Similarly when the UCI imposed the ISSUL audit on Astana back in December nobody knew what this meant. Here was a team’s fate dangling on a process that was a mystery. L’Equipe covered it and having read their piece and scanned some academic journals there was an explainer here in mid December too. But it’s the sort of thing the UCI should have been boasting about long before, it started this in 2013.

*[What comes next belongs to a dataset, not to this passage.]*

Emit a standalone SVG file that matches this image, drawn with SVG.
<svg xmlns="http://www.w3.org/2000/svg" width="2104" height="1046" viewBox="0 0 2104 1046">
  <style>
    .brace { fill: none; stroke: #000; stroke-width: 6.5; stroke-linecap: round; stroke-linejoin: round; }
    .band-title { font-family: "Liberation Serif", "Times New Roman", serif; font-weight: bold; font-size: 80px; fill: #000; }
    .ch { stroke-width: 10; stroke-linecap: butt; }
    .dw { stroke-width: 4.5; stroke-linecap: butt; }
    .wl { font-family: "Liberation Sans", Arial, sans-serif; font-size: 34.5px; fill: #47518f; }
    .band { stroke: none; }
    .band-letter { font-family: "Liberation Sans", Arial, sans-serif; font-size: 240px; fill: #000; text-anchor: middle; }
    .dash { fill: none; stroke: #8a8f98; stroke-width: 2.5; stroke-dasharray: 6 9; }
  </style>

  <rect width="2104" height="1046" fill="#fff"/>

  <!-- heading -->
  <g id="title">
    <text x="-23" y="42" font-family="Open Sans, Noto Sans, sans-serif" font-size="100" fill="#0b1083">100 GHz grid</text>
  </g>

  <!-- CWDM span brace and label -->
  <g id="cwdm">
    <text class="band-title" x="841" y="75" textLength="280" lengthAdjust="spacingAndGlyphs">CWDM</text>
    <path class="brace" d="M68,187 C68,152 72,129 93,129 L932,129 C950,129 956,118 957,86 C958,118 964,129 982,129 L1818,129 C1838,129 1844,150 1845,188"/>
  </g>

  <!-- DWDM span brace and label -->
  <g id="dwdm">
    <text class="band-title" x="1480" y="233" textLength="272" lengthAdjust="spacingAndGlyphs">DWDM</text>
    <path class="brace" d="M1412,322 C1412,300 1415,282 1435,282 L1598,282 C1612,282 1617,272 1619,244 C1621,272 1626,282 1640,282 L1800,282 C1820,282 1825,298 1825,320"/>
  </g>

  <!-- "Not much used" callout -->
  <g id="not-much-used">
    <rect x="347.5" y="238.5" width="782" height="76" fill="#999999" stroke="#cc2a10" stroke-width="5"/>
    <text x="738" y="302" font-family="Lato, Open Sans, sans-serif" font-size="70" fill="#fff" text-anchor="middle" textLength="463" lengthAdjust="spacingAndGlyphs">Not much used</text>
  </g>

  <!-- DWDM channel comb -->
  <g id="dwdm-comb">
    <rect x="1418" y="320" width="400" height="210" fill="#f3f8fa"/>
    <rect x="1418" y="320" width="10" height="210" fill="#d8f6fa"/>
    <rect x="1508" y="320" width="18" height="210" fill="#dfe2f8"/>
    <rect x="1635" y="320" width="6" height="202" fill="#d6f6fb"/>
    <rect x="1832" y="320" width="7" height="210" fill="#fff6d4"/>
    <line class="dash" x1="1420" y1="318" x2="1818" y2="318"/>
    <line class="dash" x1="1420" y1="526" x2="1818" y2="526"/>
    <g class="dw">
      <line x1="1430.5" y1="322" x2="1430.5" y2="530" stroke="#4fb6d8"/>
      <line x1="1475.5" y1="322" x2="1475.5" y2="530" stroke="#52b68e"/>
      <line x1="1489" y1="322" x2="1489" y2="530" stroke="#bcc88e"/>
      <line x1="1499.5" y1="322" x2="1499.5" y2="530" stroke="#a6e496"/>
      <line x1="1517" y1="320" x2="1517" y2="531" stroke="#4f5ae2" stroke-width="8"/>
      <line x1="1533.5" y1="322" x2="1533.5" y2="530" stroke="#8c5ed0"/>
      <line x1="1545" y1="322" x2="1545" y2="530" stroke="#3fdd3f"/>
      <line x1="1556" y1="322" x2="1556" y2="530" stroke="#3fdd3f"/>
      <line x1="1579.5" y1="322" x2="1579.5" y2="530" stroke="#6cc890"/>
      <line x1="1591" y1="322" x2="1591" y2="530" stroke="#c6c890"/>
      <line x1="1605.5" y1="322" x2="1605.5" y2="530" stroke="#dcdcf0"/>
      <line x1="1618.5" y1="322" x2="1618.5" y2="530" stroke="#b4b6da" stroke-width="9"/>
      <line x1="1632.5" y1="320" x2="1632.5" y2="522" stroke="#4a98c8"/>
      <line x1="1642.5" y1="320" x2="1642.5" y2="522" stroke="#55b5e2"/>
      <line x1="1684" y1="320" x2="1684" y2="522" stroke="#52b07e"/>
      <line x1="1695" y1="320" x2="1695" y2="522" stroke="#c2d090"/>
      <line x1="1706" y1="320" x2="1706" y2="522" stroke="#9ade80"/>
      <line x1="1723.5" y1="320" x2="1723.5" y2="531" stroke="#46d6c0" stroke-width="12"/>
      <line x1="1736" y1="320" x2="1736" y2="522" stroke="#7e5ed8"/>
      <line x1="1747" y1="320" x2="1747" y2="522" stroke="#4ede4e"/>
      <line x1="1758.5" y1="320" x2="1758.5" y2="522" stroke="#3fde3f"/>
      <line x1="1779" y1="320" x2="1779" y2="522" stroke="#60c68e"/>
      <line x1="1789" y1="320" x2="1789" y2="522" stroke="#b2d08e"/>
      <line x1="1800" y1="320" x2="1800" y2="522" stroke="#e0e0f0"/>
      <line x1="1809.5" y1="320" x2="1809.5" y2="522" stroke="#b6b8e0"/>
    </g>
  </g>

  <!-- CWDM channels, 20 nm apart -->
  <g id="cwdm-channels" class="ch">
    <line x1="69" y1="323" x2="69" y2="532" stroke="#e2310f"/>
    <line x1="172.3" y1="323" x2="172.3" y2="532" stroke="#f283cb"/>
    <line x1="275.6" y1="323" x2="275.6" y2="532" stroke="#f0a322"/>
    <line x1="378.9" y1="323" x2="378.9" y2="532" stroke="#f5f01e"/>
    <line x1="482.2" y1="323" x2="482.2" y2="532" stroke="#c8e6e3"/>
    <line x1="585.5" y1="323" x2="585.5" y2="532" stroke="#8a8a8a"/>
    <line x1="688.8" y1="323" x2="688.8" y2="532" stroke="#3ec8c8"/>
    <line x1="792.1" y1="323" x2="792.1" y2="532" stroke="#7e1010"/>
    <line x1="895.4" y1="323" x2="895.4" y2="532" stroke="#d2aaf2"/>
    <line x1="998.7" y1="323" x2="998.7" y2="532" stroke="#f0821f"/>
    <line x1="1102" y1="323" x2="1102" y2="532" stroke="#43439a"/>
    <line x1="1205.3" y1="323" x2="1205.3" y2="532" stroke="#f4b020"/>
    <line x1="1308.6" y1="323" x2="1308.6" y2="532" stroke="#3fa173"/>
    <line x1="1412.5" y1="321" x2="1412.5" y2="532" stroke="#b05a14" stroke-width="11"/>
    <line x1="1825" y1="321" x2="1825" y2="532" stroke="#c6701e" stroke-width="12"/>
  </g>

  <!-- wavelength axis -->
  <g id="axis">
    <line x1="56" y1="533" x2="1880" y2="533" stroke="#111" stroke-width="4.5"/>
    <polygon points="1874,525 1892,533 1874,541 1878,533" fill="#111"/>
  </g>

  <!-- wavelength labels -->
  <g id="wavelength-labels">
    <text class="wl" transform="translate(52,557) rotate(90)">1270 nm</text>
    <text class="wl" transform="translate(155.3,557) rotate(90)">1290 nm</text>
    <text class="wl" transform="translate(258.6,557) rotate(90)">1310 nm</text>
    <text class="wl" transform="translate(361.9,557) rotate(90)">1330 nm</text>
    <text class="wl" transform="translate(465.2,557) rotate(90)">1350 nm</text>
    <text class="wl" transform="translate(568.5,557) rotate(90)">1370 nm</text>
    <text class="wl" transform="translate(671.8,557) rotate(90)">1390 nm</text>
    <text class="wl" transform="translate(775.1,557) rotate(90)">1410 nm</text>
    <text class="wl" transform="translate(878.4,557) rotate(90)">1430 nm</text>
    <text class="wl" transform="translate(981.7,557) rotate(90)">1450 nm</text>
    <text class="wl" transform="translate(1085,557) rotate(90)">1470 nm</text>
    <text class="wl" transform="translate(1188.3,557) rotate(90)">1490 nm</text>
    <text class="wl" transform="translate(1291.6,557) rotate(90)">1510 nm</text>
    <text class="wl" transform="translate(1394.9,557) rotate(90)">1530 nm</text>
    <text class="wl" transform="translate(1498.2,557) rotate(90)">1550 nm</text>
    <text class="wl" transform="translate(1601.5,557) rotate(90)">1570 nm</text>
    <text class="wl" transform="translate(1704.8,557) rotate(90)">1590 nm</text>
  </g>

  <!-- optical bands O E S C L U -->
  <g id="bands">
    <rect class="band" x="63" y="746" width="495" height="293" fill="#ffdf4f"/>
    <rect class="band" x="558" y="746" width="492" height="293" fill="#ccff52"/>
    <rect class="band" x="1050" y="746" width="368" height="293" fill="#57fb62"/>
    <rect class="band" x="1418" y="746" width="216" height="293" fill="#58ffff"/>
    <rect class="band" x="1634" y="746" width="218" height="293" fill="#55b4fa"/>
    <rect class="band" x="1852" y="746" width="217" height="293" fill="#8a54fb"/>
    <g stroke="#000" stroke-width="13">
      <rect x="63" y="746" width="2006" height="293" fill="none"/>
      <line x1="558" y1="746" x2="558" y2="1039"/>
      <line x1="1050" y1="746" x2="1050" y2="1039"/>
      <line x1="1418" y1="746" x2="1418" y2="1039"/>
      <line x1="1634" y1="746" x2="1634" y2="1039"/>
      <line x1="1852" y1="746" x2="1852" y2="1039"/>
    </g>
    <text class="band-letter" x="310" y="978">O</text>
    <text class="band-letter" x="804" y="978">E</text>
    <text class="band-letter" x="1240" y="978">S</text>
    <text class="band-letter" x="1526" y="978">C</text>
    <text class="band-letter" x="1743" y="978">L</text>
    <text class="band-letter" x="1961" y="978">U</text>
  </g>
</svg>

The UCI did put out a press release but it emerged on Christmas Eve when the Internet is hibernating, the equivalent of news being buried alive. Since then the page has since got three social media shares compared to 1,500 shares for the February press release calling for the team be stripped of its licence or 800 for the December press release saying Astana had to sign up to the mysterious ISSUL plans. So far that’s it, there’s no backpage PDF with the detailed info. Yet this is such an intriguing concept that is set to be a fundamental part of the sport it needs to be understood: traditionally a team could lose its licence for things it’s done, now it could lose its licence for things it has failed to do.
The Institute of Sports Science at the University of Lausanne (ISSUL) audit is about evaluating soft things like good practice within teams and tries to make teams responsible for prevention when it comes to doping but also stopping bad working practices that can damage rider health and undermine careers. That’s fundamental, pioneering and possibly something the UCI should be shouting about especially as it’s supposed to apply to all teams for 2017.

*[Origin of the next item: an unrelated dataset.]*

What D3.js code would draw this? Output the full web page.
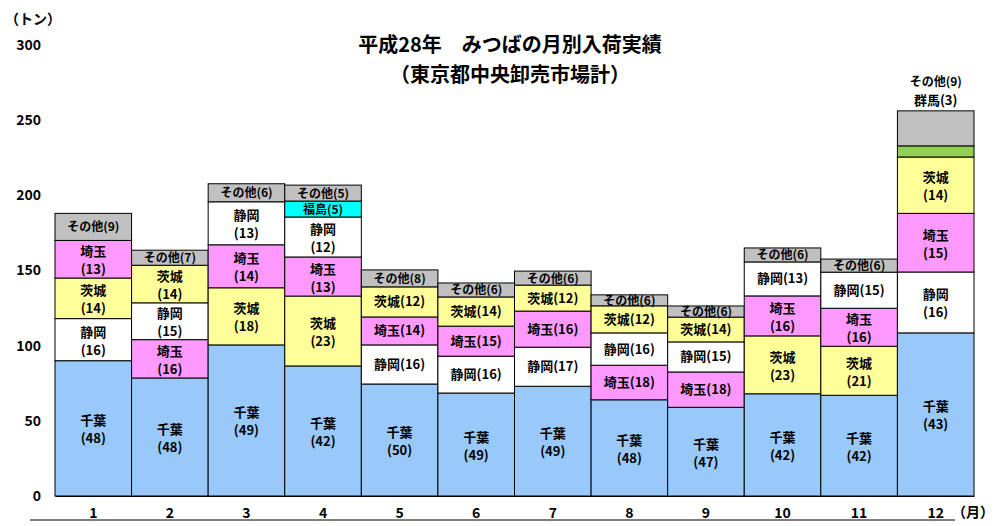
<!DOCTYPE html>
<html><head><meta charset="utf-8">
<script src="https://cdn.jsdelivr.net/npm/d3@7"></script>
<style>body{margin:0;background:#fff}text{font-family:"Noto Sans CJK JP",sans-serif}</style>
</head><body><svg id="c" width="999" height="526"></svg>
<script>
const months = ["1","2","3","4","5","6","7","8","9","10","11","12"];
const yTicks = [0,50,100,150,200,250,300];
const chiba     = [90,78.5,100.5,86.5,74.5,68.5,73,64,59,68,67,108.5];
const shizuoka  = [28,24.5,28.6,26.6,26,24.5,26,21.5,20,22.6,24,40.5];
const saitama   = [25,25.5,28.6,26,18.6,20,24,23,23.5,26.6,25.3,39];
const ibaraki   = [27,25,38,46.5,20,19.4,17.3,18,16.5,38.5,32.6,37.5];
const fukushima = [0,0,0,10.6,0,0,0,0,0,0,0,0];
const gunma     = [0,0,0,0,0,0,0,0,0,0,0,7.4];
const other     = [18,10,12,10.6,11.3,9.3,9.3,7.3,7.4,9.3,8.7,23.3];
const pctChiba = [48,48,49,42,50,49,49,48,47,42,42,43];
const pctShizuoka = [16,15,13,12,16,16,17,16,15,13,15,16];
const pctSaitama = [13,16,14,13,14,15,16,18,18,16,16,15];
const pctIbaraki = [14,14,18,23,12,14,12,12,14,23,21,14];
const pctFukushima = [0,0,0,5,0,0,0,0,0,0,0,0];
const pctGunma = [0,0,0,0,0,0,0,0,0,0,0,3];
const pctOther = [9,7,6,5,8,6,6,6,6,6,6,9];
const stackOrder = [
 ["千葉","静岡","茨城","埼玉","その他"],
 ["千葉","埼玉","静岡","茨城","その他"],
 ["千葉","茨城","埼玉","静岡","その他"],
 ["千葉","茨城","埼玉","静岡","福島","その他"],
 ["千葉","静岡","埼玉","茨城","その他"],
 ["千葉","静岡","埼玉","茨城","その他"],
 ["千葉","静岡","埼玉","茨城","その他"],
 ["千葉","埼玉","静岡","茨城","その他"],
 ["千葉","埼玉","静岡","茨城","その他"],
 ["千葉","茨城","埼玉","静岡","その他"],
 ["千葉","茨城","埼玉","静岡","その他"],
 ["千葉","静岡","埼玉","茨城","群馬","その他"]];
const series = {"千葉":[chiba,pctChiba,"#99c9fb"],"静岡":[shizuoka,pctShizuoka,"#ffffff"],
 "埼玉":[saitama,pctSaitama,"#ff99ff"],"茨城":[ibaraki,pctIbaraki,"#ffff99"],
 "福島":[fukushima,pctFukushima,"#00ffff"],"群馬":[gunma,pctGunma,"#92d050"],"その他":[other,pctOther,"#c0c0c0"]};
const svg=d3.select("#c");
const x=d3.scaleBand().domain(months).range([55,974]).padding(0);
const y=d3.scaleLinear().domain([0,300]).range([496,45]);
svg.append("g").attr("transform","translate(55,0)").call(d3.axisLeft(y).tickValues(yTicks).tickSize(0).tickPadding(14))
 .call(g=>{g.select(".domain").remove();g.selectAll("text").attr("font-size",14).attr("font-weight","bold").attr("font-family","Liberation Sans,Arial");});
svg.append("g").attr("transform","translate(0,496)").call(d3.axisBottom(x).tickSize(0).tickPadding(12))
 .call(g=>{g.select(".domain").attr("stroke","#000");g.selectAll("text").attr("font-size",14).attr("font-weight","bold").attr("font-family","Liberation Sans,Arial");});
svg.append("line").attr("x1",30).attr("x2",955).attr("y1",520).attr("y2",520).attr("stroke","#000");
svg.append("text").attr("x",952).attr("y",517).attr("font-size",14).attr("font-weight","bold").text("（月）");
svg.append("text").attr("x",5).attr("y",24).attr("font-size",14).attr("font-weight","bold").text("（トン）");
svg.append("text").attr("x",510).attr("y",52).attr("text-anchor","middle").attr("font-size",20).attr("font-weight","bold").text("平成28年　みつばの月別入荷実績");
svg.append("text").attr("x",510).attr("y",82).attr("text-anchor","middle").attr("font-size",20).attr("font-weight","bold").text("（東京都中央卸売市場計）");
const twoLineMonths = {"静岡":[0,1,2,3,11],"埼玉":[0,1,2,3,9,10,11],"茨城":[0,1,2,3,9,10,11]};
months.forEach((m,i)=>{
  let base=0;
  stackOrder[i].forEach(name=>{
    const [vals,pcts,col]=series[name];
    const v=vals[i], y0=y(base), y1=y(base+v); base+=v;
    svg.append("rect").attr("x",x(m)).attr("width",x.bandwidth()).attr("y",y1).attr("height",y0-y1)
      .attr("fill",col).attr("stroke","#000").attr("stroke-width",1);
    const cx=x(m)+x.bandwidth()/2, cy=(y0+y1)/2;
    const t=svg.append("g").attr("font-size",(name==="福島"||name==="その他")?12:13).attr("font-weight","bold").attr("text-anchor","middle");
    if(i===11 && (name==="その他"||name==="群馬")){
      t.append("text").attr("x",cx).attr("y",name==="その他"?y(256)-25:y(256)-6).text(name+"("+pcts[i]+")");
      return;
    }
    const two = name==="千葉" || (twoLineMonths[name]||[]).includes(i);
    if(two){
      t.append("text").attr("x",cx).attr("y",cy-3).text(name);
      t.append("text").attr("x",cx).attr("y",cy+15).text("("+pcts[i]+")");
    } else {
      t.append("text").attr("x",cx).attr("y",cy+4.5).text(name+"("+pcts[i]+")");
    }
  });
});
</script></body></html>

Astana have been audited to the standards imposed by this but eight more teams have volunteered to trial this: AG2R La Mondiale, FDJ, Cannondale-Garmin, Giant-Alpecin, IAM Cycling, Etixx-Quick Step, Orica Greenedge and Trek Factory Racing. Of course teams can be turned in glorious Potemkin villages in time for an ISSUL inspection but the point is a big change that’s central to the future of team licensing is coming down the tracks and few know it.

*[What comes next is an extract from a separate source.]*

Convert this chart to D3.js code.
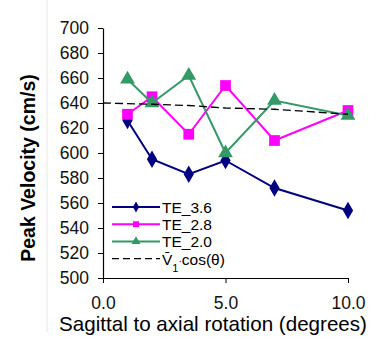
<!DOCTYPE html>
<html>
<head>
<meta charset="utf-8">
<script src="https://cdn.jsdelivr.net/npm/d3@7"></script>
<style>
  body { margin: 0; background: #fff; }
  svg { font-family: "Liberation Sans", Arial, sans-serif; }
</style>
</head>
<body>
<div id="chart"></div>
<script>
// rotation angles (degrees)
const angles = [1, 2, 3.5, 5, 7, 10];
const te36 = [626, 595, 583, 594, 572, 554];
const te28 = [631, 645, 615, 654, 610, 634];
const te20 = [659, 640, 662, 600, 642, 630];
// reference curve V1*cos(theta)
const refAngles = [0, 1, 2, 3.5, 5, 7, 10];
const refValues = [640, 639.5, 639, 638, 636, 635, 631];
const yTicks = [500, 520, 540, 560, 580, 600, 620, 640, 660, 680, 700];
const xTicks = [0, 5, 10];

const width = 386, height = 339;
const margin = { top: 28, right: 38, bottom: 61, left: 103 };

const svg = d3.select('#chart').append('svg')
  .attr('width', width)
  .attr('height', height);

// faint frame line on the left
svg.append('line')
  .attr('x1', 47).attr('x2', 47)
  .attr('y1', 0).attr('y2', 332)
  .attr('stroke', '#e6e6e6');

const gx = d3.scaleLinear().domain([0, 10]).range([margin.left, width - margin.right]);
const gy = d3.scaleLinear().domain([500, 700]).range([height - margin.bottom, margin.top]);

const xAxis = svg.append('g')
  .attr('transform', `translate(0,${height - margin.bottom})`)
  .call(d3.axisBottom(gx).tickValues(xTicks).tickFormat(d3.format('.1f')).tickSize(5).tickSizeOuter(0).tickPadding(14));

const yAxis = svg.append('g')
  .attr('transform', `translate(${margin.left},0)`)
  .call(d3.axisLeft(gy).tickValues(yTicks).tickSize(5).tickSizeOuter(0).tickPadding(9));

[xAxis, yAxis].forEach(a => {
  a.select('.domain').attr('stroke', '#000').attr('stroke-width', 1.2);
  a.selectAll('.tick line').attr('stroke', '#000');
  a.selectAll('.tick text').attr('font-size', 17.5).attr('fill', '#111')
    .attr('font-family', '"Liberation Sans", Arial, sans-serif');
});

svg.append('text')
  .attr('x', 213).attr('y', 331)
  .attr('text-anchor', 'middle')
  .attr('font-size', 20.6)
  .text('Sagittal to axial rotation (degrees)');

svg.append('text')
  .attr('transform', 'translate(35,168) rotate(-90)')
  .attr('text-anchor', 'middle')
  .attr('font-size', 19.5)
  .attr('font-weight', 'bold')
  .text('Peak Velocity (cm/s)');

const line = d3.line()
  .x(d => gx(d[0]))
  .y(d => gy(d[1]));

const series = [
  { name: 'TE_3.6', values: te36, color: '#000080', symbol: d3.symbolDiamond, size: 90 },
  { name: 'TE_2.8', values: te28, color: '#ff00ff', symbol: d3.symbolSquare, size: 115 },
  { name: 'TE_2.0', values: te20, color: '#339966', symbol: d3.symbolTriangle, size: 95 }
];

series.forEach(s => {
  const pts = angles.map((a, i) => [a, s.values[i]]);
  svg.append('path')
    .datum(pts)
    .attr('fill', 'none')
    .attr('stroke', s.color)
    .attr('stroke-width', 2)
    .attr('d', line);
  svg.selectAll(null)
    .data(pts)
    .join('path')
    .attr('transform', d => `translate(${gx(d[0])},${gy(d[1])})`)
    .attr('d', d3.symbol(s.symbol, s.size))
    .attr('fill', s.color);
});

svg.append('path')
  .datum(refAngles.map((a, i) => [a, refValues[i]]))
  .attr('fill', 'none')
  .attr('stroke', '#000')
  .attr('stroke-width', 1.3)
  .attr('stroke-dasharray', '8,4')
  .attr('d', line);

// legend
const legend = svg.append('g').attr('transform', 'translate(112,207)');
const rowH = 17.2;
series.forEach((s, i) => {
  const g = legend.append('g').attr('transform', `translate(0,${i * rowH})`);
  g.append('line').attr('x1', 0).attr('x2', 48)
    .attr('stroke', s.color).attr('stroke-width', 2);
  g.append('path').attr('transform', 'translate(24,0)')
    .attr('d', d3.symbol(s.symbol, 35)).attr('fill', s.color);
  g.append('text').attr('x', 50).attr('y', 6)
    .attr('font-size', 15.5).text(s.name);
});
const gRef = legend.append('g').attr('transform', `translate(0,${3 * rowH})`);
gRef.append('line').attr('x1', 0).attr('x2', 48)
  .attr('stroke', '#000').attr('stroke-width', 1.2).attr('stroke-dasharray', '7,4');
const refText = gRef.append('text').attr('x', 50).attr('y', 6).attr('font-size', 15.5);
refText.append('tspan').text('V\u0304');
refText.append('tspan').attr('dy', 7).attr('font-size', 11).text('1');
refText.append('tspan').attr('dy', -7).attr('font-size', 10).text('\u00b7');
refText.append('tspan').text('cos(\u03b8)');
</script>
</body>
</html>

The February press release only adds to the communication problems. It was the textual equivalent of hurling a bucket of slurry over the team. The UCI went public in saying it found something inside the team so horrible that the team had to stop:
“UCI strongly believes that it contains compelling grounds to refer the matter to the Licence Commission and request the Astana Pro Team licence be withdrawn”
Not stripping one or two individuals of accreditation, this was the governing body saying the audit had thrown up something so grave the entire squad had to be taken down. This was compounded by the reference to the Padova investigation. But remember if the Padova case was being prosecuted then the Italian authorities would be slowly pursuing people in the courts rather than leaking it to La Gazzetta Dello Sport or freeing up the files for the UCI.
We don’t know what was behind the UCI’s decision to refer Astana’s case to the Licence Commission but La Gazzetta Dello Sport did seem well-briefed at times during the process. After events they said the audit threw up some issues where staff were not sufficiently qualified for some roles, communication problems with riders and language barriers. Being flippant this could apply to many teams, especially those with a high mix of nationalities but presumably, hopefully, more concrete problems were identified.
So it was all about things that many didn’t think about. The UCI does have a communications problem, giant reforms to the sport either get leaked or are tucked away in a newsletter read by few, except the odd bored blogger when they ought to be released with a fanfare and a timetable to implementation. Only the 2020 calendar reforms appear to be diluted, indeed going from watered down to homoeopathy.
This isn’t about the Astana team. Forget whether they had two, three or five positive doping cases and all that for now, it matters a lot and we’ll return to this when the Licence Commission publishes its reasoned decision. Instead this the story of how the sport doesn’t get explained by its governing body. There’s no upstream effort to educate big changes whether calendar reforms, how the bio-passport works or the new coming ISSUL guidelines. Now many fans rightly want to watch a race rather than download PDFs but anyone with the curiosity often won’t get far if they look for answers.
How a team gets into the World Tour isn’t obvious to most with some thinking it’s contingent on bonanza payments to the UCI while others imagine UCI President Brian Cookson personally vetting team applications. It’s not like this. It’s the same for the ISSUL audit: a team’s fate depended on this but in the absence of info many saw the word audit and imagined forensic scrutiny.
With little information on the team vetting process and the new ISSUL scheme out there the vacuum which got filled with speculation and innuendo. This was almost encouraged by the UCI when it went public with a very strong message about taking away Astana’s licence and and adding the Padova reference. Now the absence of education comes back to make the UCI look weak, as if it’s left hand can’t hold the right hand to account. A perception perhaps but these things can stick.
The new ISSUL guidelines are interesting. Sure anyone determined to cheat can fool the auditors just as they fool the testers but for those who want to do things right, having a more supportive working environment is a plus. It could be a good news story if it was explained more.